Why ‘This Is Us’ Loves to Show Us Terrible Food (Of Course There’s a Heartwarming Reason)
This is Us is a show that might make you cry, or want to call your parents, or do some combination of the two. What it likely won’t make you, however, is hungry.
One of the clearest examples of a beloved Pearson-food based tradition that’s anything but appetizing is their Thanksgiving menu. Introduced in the season one episode “Pilgrim Rick,” Thanksgiving for the Pearsons since the 80s consists of hot dogs, Kraft singles, and Saltines. This rather shocking holiday menu was born out of necessity when a family road trip left them semi-stranded in a cabin without access to a proper supermarket.
The lack of appealing food at this and other major moments may come as a surprise considering that the show makes such a point to elevate the idea of family tradition.
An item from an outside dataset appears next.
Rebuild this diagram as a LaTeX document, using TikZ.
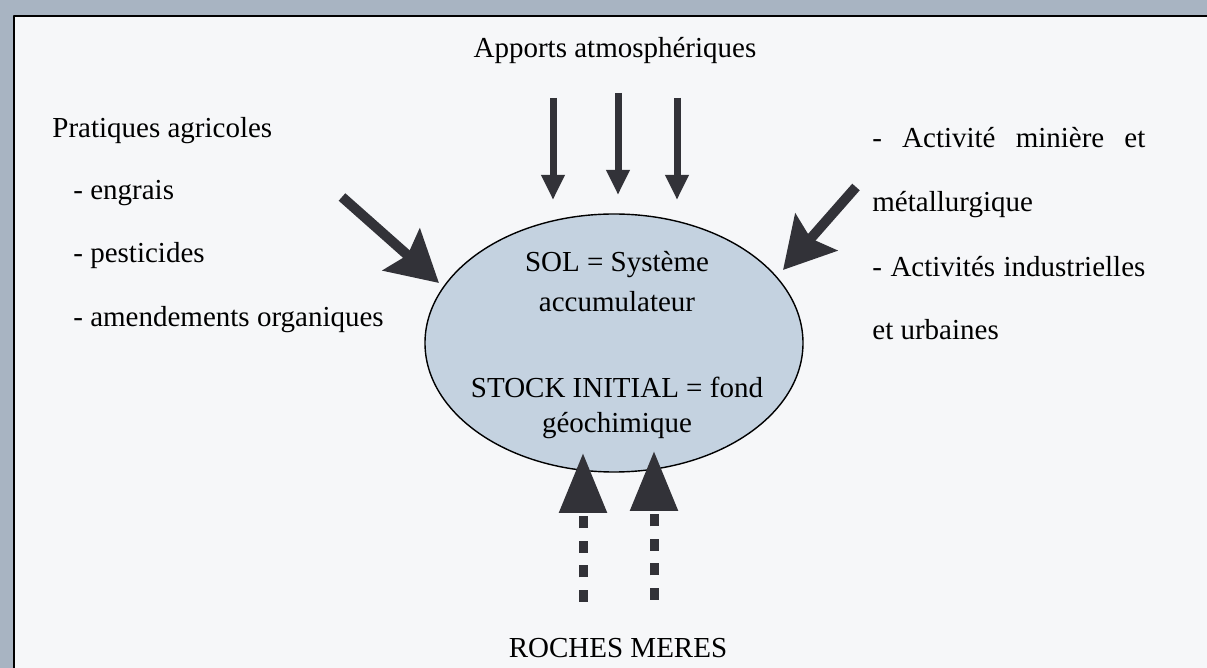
\documentclass[tikz,border=0pt]{standalone}
\usepackage{fontspec}
\setmainfont{Liberation Serif}
\usetikzlibrary{arrows.meta,shapes.geometric}
\definecolor{cadre}{RGB}{168,180,194}
\definecolor{fondpage}{RGB}{246,247,249}
\definecolor{fondsol}{RGB}{196,210,224}
\definecolor{fleche}{RGB}{50,50,56}
\begin{document}
\begin{tikzpicture}[x=0.5pt,y=-0.5pt,font=\fontsize{14.5}{17}\selectfont,line join=round,
	txt/.style={anchor=base west,inner sep=0pt},
	ctxt/.style={anchor=base,inner sep=0pt},
	pluie/.style={fleche,line width=3.5pt,-{Triangle[length=12.5pt,width=11pt]}},
	grosse/.style={fleche,line width=5pt,-{Stealth[length=25pt,width=27.5pt,inset=4pt]}},
	roche/.style={fleche,line width=4.5pt,dash pattern=on 6pt off 6.25pt,-{Triangle[length=30pt,width=23pt]}}]
	\useasboundingbox (0,0) rectangle (1207,668);
	%%%Cadre
	\fill[cadre] (0,0) rectangle (1207,668);
	\fill[fondpage] (14,16) rectangle (1207,668);
	\draw[line width=1.2pt] (14,668)--(14,16)--(1207,16);
	%%%Sol
	\node[ellipse,draw,fill=fondsol,line width=0.7pt,minimum width=189pt,minimum height=129pt,inner sep=0pt] (sol) at (614,343) {};
	\node[ctxt] (sol1) at (617,272) {SOL = Système};
	\node[ctxt] (sol2) at (617,312) {accumulateur};
	\node[ctxt] (stock1) at (617,398) {STOCK INITIAL = fond};
	\node[ctxt] (stock2) at (617,433) {géochimique};
	%%%Textes
	\node[ctxt] (apports) at (615,58) {Apports atmosphériques};
	\node[txt] (pratiques) at (52,138) {Pratiques agricoles};
	\node[txt] (engrais) at (73,200) {- engrais};
	\node[txt] (pesticides) at (73,263) {- pesticides};
	\node[txt] (amendements) at (73,327) {- amendements organiques};
	\node[txt] (miniere) at (872,148) {\makebox[136.5pt][s]{- Activité minière et}};
	\node[txt] (metal) at (872,212) {métallurgique};
	\node[txt] (industrie) at (872,277) {\makebox[136.5pt][s]{- Activités industrielles}};
	\node[txt] (urbaines) at (872,340) {et urbaines};
	\node[ctxt] (roches) at (618,658) {ROCHES MERES};
	%%%Fleches
	\foreach \x/\h [count=\i] in {553/98,618/93,677/98}{
		\coordinate (haut\i) at (\x,\h);
		\coordinate (bas\i) at (\x,\h+102);
		\draw[pluie] (haut\i)--(bas\i);
	}
	\coordinate (agri) at (342,197);
	\coordinate (agri2) at (439,283);
	\coordinate (mine) at (856,187);
	\coordinate (mine2) at (783,270);
	\draw[grosse] (agri)--(agri2);
	\draw[grosse] (mine)--(mine2);
	\foreach \x/\h [count=\i] in {583/602,654/600}{
		\coordinate (roche\i) at (\x,\h);
		\coordinate (pointe\i) at (\x,\h-149);
		\draw[roche] (roche\i)--(pointe\i);
	}
\end{tikzpicture}
\end{document}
The parade of rituals sometimes seems almost comical. You might assume that family dinner was something Instagrammable, or that their breakfast was more than just a sad bowl of cereal. But just like the rest of This Is Us, the meals they eat are a little more real. Food does play a role on the show, but it’s not something that makes you want to get up and cook.
The holiday detour gave the Pearsons plenty of non-food related ways to remember what becomes a very happy holiday (including the titular Pilgrim Rick hat), but the adult siblings insist on breaking out the hot dogs well into their 30s. Later in the show, they happily add their long lost uncle’s not-entirely-unappetizing two pounds of cocktail shrimp. The shrimp in particular, a Thanksgiving tradition started by their uncle and their father as young men, is woven into the fabric of their holiday easily because the family seems to understand the way food can connect us to the past in a powerful way.
Another culinary misstep turned warm memory featured on the series is Rebecca’s birthday cupcake for her husband Jack. The treat is actually a Frankenstein-style hybrid made from a convenience store muffin frosted with filling squeezed from a Twinkie. Though MacGyver might be impressed, it’s unlikely Sandra Lee would dub the cursed cupcake even “semi-homemade,” and we never see Jack actually attempt to eat it.
Food does play a role on the show, but it’s not something that makes you want to get up and cook.
But what the seasonal hot dogs and cupffin (a cupcake muffin) have in common is the way the show paints them as some of the most meaningful, fondly-remembered meals the Pearsons eat. It’s not about thinking back to the most delicious meal they ever ate or getting excited to dig into their favorite seasonal dish. It’s about how strong, happy memories are often tied to food — regardless of whether that food would deeply upset Gordon Ramsay and every single person who’s ever watched The Great British Bake-Off.
Pinterest and Instagram notwithstanding, I think we all can relate to the fact that the most memorable food isn’t the most beautiful or even the most delicious.
Over the course of my childhood and adolescence, my mother always baked me a beautiful birthday cake. But it’s not this annual perfect yellow cake, frosted with chocolate icing, that I look back on with the most fondness. It’s the disastrous fifth birthday ice cream cake.
According to the story that’s often retold as I prepare to blow out my candles, when my mother asked what kind of cake I wanted that year, assuming I understood the choices to be chocolate or vanilla, I answered with all the confidence of a kid who didn’t even own an Easy-Bake Oven, “I’d like a heart-shaped ice cream cake.” My mother did not explain that was not one of the options on the table, nor did she go to the local Dairy Queen to see what they could do. She took a few cartoons of ice cream, attempted to hack them into two vaguely half-heart shaped pieces, then tried to magically stick them together to create an icy heart. Then she frosted it. Neither endeavor worked well. It was a partially melted mess that looked like a combination between a cartoon heart and an anatomical heart.
But it was a cooking adventure completely fueled by love, just like something you’d find on This Is Us. I will remember it forever.
So while I still wince at the perfectly appalling food that This Is Us often celebrates, it’s a reminder that sometimes it’s the one-star, Pinterest-fail dishes that make the most lasting impact. The ones that will clearly tell your friends, “I’m really, really trying. Because I love you.” And isn’t that the most important thing?